Es handelt sich um ein noch sehr neues Hilfeangebot, das sich unserer Beobachtung nach derzeit noch im professionellen Aufbau befindet.
Wie Sie in Ihrem Antrag beschrieben haben, entstehen die Kontakte zu den hilfesuchenden Kindern und Jugendlichen überwiegend über Messengerdienste wie Whatsapp, wir sehen dies allerdings kritisch in Bezug auf den Datenschutz. Weiterhin ist für uns nicht nachvollziehbar, welche Vernetzung krisenchat.de im kommunalen Bezug München zu den bestehenden etablierten und ggf. notwendigen Kinder- und Jugendhilfeangeboten zum jetzigen Zeitpunkt hat. Wir halten kommunale Vernetzung für unab-dingbar, wenn ein sofortiger Rückgriff auf Krisendienste vor Ort notwendig werden sollte.

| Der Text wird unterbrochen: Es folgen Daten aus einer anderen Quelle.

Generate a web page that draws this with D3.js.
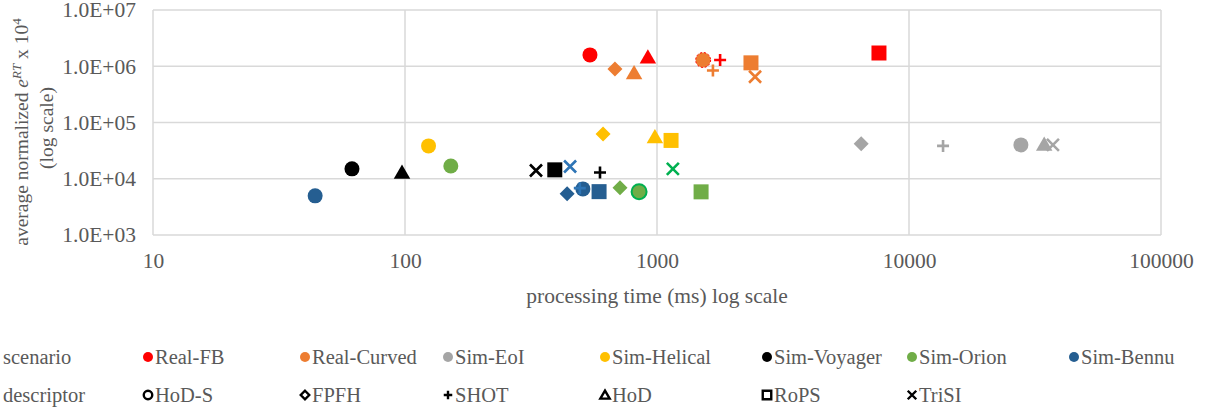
<!DOCTYPE html>
<html>
<head>
<meta charset="utf-8">
<script src="https://cdn.jsdelivr.net/npm/d3@7/dist/d3.min.js"></script>
<style>
  html, body { margin: 0; padding: 0; background: #fff; }
  svg { display: block; font-family: "Liberation Serif", "Times New Roman", serif; }
</style>
</head>
<body>
<svg id="chart" width="1209" height="414"></svg>
<script>
// Scenarios and descriptors
const scenarios = ["Real-FB", "Real-Curved", "Sim-EoI", "Sim-Helical", "Sim-Voyager", "Sim-Orion", "Sim-Bennu"];
const scenarioColors = ["#FF0000", "#ED7D31", "#A5A5A5", "#FFC000", "#000000", "#70AD47", "#255E91"];
const descriptors = ["HoD-S", "FPFH", "SHOT", "HoD", "RoPS", "TriSI"];

// Axis ticks
const xTicks = [10, 100, 1000, 10000, 100000];
const yTicks = [1e3, 1e4, 1e5, 1e6, 1e7];

// [descriptor, processing time (ms), average normalized e^RT x 10^4]
const realFB = [
  ["HoD-S", 542, 1.59e6],
  ["HoD", 920, 1.46e6],
  ["SHOT", 1780, 1.29e6],
  ["RoPS", 7600, 1.72e6]
];
const realCurved = [
  ["FPFH", 681, 8.96e5],
  ["HoD", 811, 7.6e5],
  ["HoD-S", 1524, 1.29e6],
  ["SHOT", 1667, 8.4e5],
  ["RoPS", 2360, 1.15e6],
  ["TriSI", 2450, 6.5e5]
];
const simEoI = [
  ["FPFH", 6460, 4.17e4],
  ["SHOT", 13650, 3.84e4],
  ["HoD-S", 27800, 4.0e4],
  ["HoD", 34400, 4.1e4],
  ["TriSI", 37250, 4.0e4]
];
const simHelical = [
  ["HoD-S", 124, 3.84e4],
  ["FPFH", 611, 6.27e4],
  ["HoD", 981, 5.55e4],
  ["RoPS", 1137, 4.8e4]
];
const simVoyager = [
  ["HoD-S", 61.6, 1.5e4],
  ["HoD", 97.3, 1.3e4],
  ["TriSI", 331, 1.4e4],
  ["RoPS", 393, 1.44e4],
  ["SHOT", 594, 1.29e4]
];
const simOrion = [
  ["HoD-S", 152, 1.69e4],
  ["FPFH", 713, 6.9e3],
  ["HoD-S", 849, 5.9e3],
  ["TriSI", 1156, 1.5e4],
  ["RoPS", 1496, 5.85e3]
];
const simBennu = [
  ["HoD-S", 44, 4.97e3],
  ["TriSI", 452, 1.65e4],
  ["FPFH", 440, 5.4e3],
  ["HoD-S", 508, 6.6e3],
  ["SHOT", 494, 6.8e3],
  ["RoPS", 589, 5.9e3]
];
const seriesData = [realFB, realCurved, simEoI, simHelical, simVoyager, simOrion, simBennu];

// Individually recoloured markers: "scenario|descriptor|index" -> [fill, stroke]
const markerOverrides = {
  "Sim-Orion|TriSI|3": ["#00B050", null],
  "Sim-Orion|HoD-S|2": ["#70AD47", "#00B050"],
  "Sim-Bennu|TriSI|1": ["#2E75B6", null],
  "Sim-Bennu|SHOT|4": ["#2E75B6", null],
  "Real-Curved|HoD-S|2": ["#ED7D31", "#FF0000"]
};

const svg = d3.select("#chart");
const margin = { left: 153, right: 1161, top: 10, bottom: 235 };

const x = d3.scaleLog().domain([10, 100000]).range([margin.left, margin.right]);
const y = d3.scaleLog().domain([1e3, 1e7]).range([margin.bottom, margin.top]);

const textColor = "#595959";
const gridColor = "#D9D9D9";
const axisFont = "21.5px";
const yTitleFont = "19.5px";
const legendFont = "20.5px";

// Gridlines
svg.append("g").selectAll("line.h").data(yTicks).join("line")
  .attr("x1", margin.left).attr("x2", margin.right)
  .attr("y1", d => y(d)).attr("y2", d => y(d))
  .attr("stroke", gridColor).attr("stroke-width", 1.5);
svg.append("g").selectAll("line.v").data(xTicks).join("line")
  .attr("x1", d => x(d)).attr("x2", d => x(d))
  .attr("y1", margin.top).attr("y2", margin.bottom)
  .attr("stroke", gridColor).attr("stroke-width", 1.5);

// Axes (labels only, lines drawn as gridlines)
const xAxis = d3.axisBottom(x).tickValues(xTicks).tickSize(0).tickPadding(18).tickFormat(d3.format("d"));
const gx = svg.append("g").attr("transform", `translate(0,${margin.bottom})`).call(xAxis);
gx.select(".domain").remove();
gx.selectAll("text").attr("fill", textColor).style("font-size", axisFont).style("font-family", "Liberation Serif");

const yAxis = d3.axisLeft(y).tickValues(yTicks).tickSize(0).tickPadding(17)
  .tickFormat(d => "1.0E+" + String(Math.round(Math.log10(d))).padStart(2, "0"));
const gy = svg.append("g").attr("transform", `translate(${margin.left},0)`).call(yAxis);
gy.select(".domain").remove();
gy.selectAll("text").attr("fill", textColor).style("font-size", axisFont).style("font-family", "Liberation Serif");

// Axis titles
svg.append("text")
  .attr("x", (margin.left + margin.right) / 2).attr("y", 303)
  .attr("text-anchor", "middle").attr("fill", textColor).style("font-size", axisFont)
  .text("processing time (ms) log scale");

const yt = svg.append("text")
  .attr("transform", "translate(28,132) rotate(-90)")
  .attr("text-anchor", "middle").attr("fill", textColor).style("font-size", yTitleFont);
yt.append("tspan").text("average normalized ");
yt.append("tspan").attr("font-style", "italic").text("e");
yt.append("tspan").attr("font-style", "italic").attr("baseline-shift", "super").style("font-size", "13px").text("RT");
yt.append("tspan").text(" x 10");
yt.append("tspan").attr("baseline-shift", "super").style("font-size", "13px").text("4");
svg.append("text")
  .attr("transform", "translate(53,128) rotate(-90)")
  .attr("text-anchor", "middle").attr("fill", textColor).style("font-size", yTitleFont)
  .text("(log scale)");

// Marker shapes
function shapePath(desc, s) {
  const h = s / 2;
  switch (desc) {
    case "HoD-S": return d3.symbol(d3.symbolCircle, Math.PI * h * h)();
    case "FPFH": return `M0,${-h}L${h},0L0,${h}L${-h},0Z`;
    case "HoD": return `M0,${-h * 1.05}L${h * 1.1},${h * 0.85}L${-h * 1.1},${h * 0.85}Z`;
    case "RoPS": return `M${-h},${-h}H${h}V${h}H${-h}Z`;
    case "SHOT": return `M${-h},0H${h}M0,${-h}V${h}`;
    case "TriSI": return `M${-h},${-h}L${h},${h}M${h},${-h}L${-h},${h}`;
  }
}
const lineShape = d => d === "SHOT" || d === "TriSI";
const markerSize = { "HoD-S": 15, "FPFH": 15, "HoD": 15, "RoPS": 15, "SHOT": 12, "TriSI": 12 };

const plot = svg.append("g");
seriesData.forEach((pts, si) => {
  const name = scenarios[si];
  const color = scenarioColors[si];
  plot.append("g").selectAll("path").data(pts).join("path")
    .attr("transform", p => `translate(${x(p[1])},${y(p[2])})`)
    .attr("d", p => shapePath(p[0], markerSize[p[0]]))
    .each(function (p, i) {
      const ov = markerOverrides[`${name}|${p[0]}|${i}`];
      const c = ov ? ov[0] : color;
      const sel = d3.select(this);
      if (lineShape(p[0])) {
        sel.attr("fill", "none").attr("stroke", c).attr("stroke-width", 2.6);
      } else {
        sel.attr("fill", c);
        if (ov && ov[1]) {
          sel.attr("stroke", ov[1]).attr("stroke-width", 2);
          if (name === "Real-Curved") sel.attr("stroke-dasharray", "2,2").attr("stroke-width", 1);
        }
      }
    });
});

// Legend
const legendCols = [148, 305, 448, 605, 767, 912, 1074];
const row1 = 357, row2 = 395;
svg.append("text").attr("x", 3).attr("y", row1).attr("dy", "0.35em")
  .attr("fill", textColor).style("font-size", legendFont).text("scenario");
svg.append("text").attr("x", 3).attr("y", row2).attr("dy", "0.35em")
  .attr("fill", textColor).style("font-size", legendFont).text("descriptor");

const lg1 = svg.append("g").selectAll("g").data(scenarios).join("g")
  .attr("transform", (d, i) => `translate(${legendCols[i]},${row1})`);
lg1.append("circle").attr("r", 5).attr("fill", (d, i) => scenarioColors[i]);
lg1.append("text").attr("x", 7).attr("dy", "0.35em").attr("fill", textColor)
  .style("font-size", legendFont).text(d => d);

const lg2 = svg.append("g").selectAll("g").data(descriptors).join("g")
  .attr("transform", (d, i) => `translate(${legendCols[i]},${row2})`);
lg2.append("path").attr("d", d => shapePath(d, 8.5))
  .attr("fill", "none").attr("stroke", "#000").attr("stroke-width", 2.4);
lg2.append("text").attr("x", 7).attr("dy", "0.35em").attr("fill", textColor)
  .style("font-size", legendFont).text(d => d);
</script>
</body>
</html>
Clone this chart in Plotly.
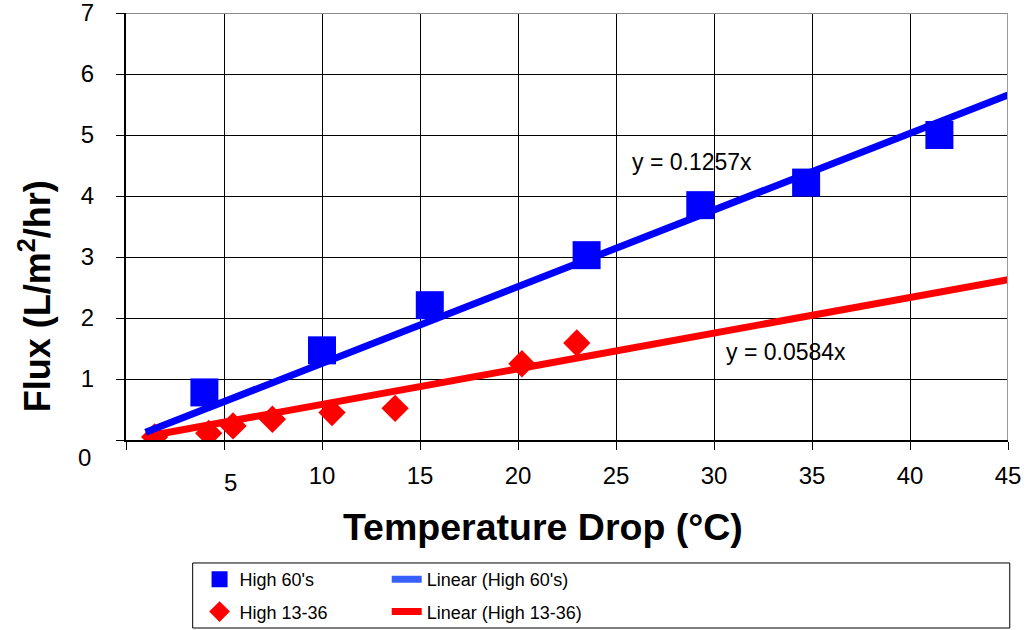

Es ist fachlich äußerst bedenklich, dass die Berater*innen nach eigener Auskunft der Gründer*innen von krisenchat.de unter anderem auch in Japan, den USA, Kanada und Thailand sitzen und von dort aus die Beratungschats mit den hilfesuchenden Kindern und Jugendlichen führen *1. Ebenso ist nicht bekannt, ob die Berater*innen sowohl im Inland als auch im Ausland über ein entsprechendes erweitertes Führungszeugnis verfügen, das der Gesetzgeber dem Träger der öffentlichen Jugendhilfe und hier auch u.a. für den Bereich des ehrenamtlichen bzw. bürgerschaftlichen Engagements betreffend, vorschreibt *2.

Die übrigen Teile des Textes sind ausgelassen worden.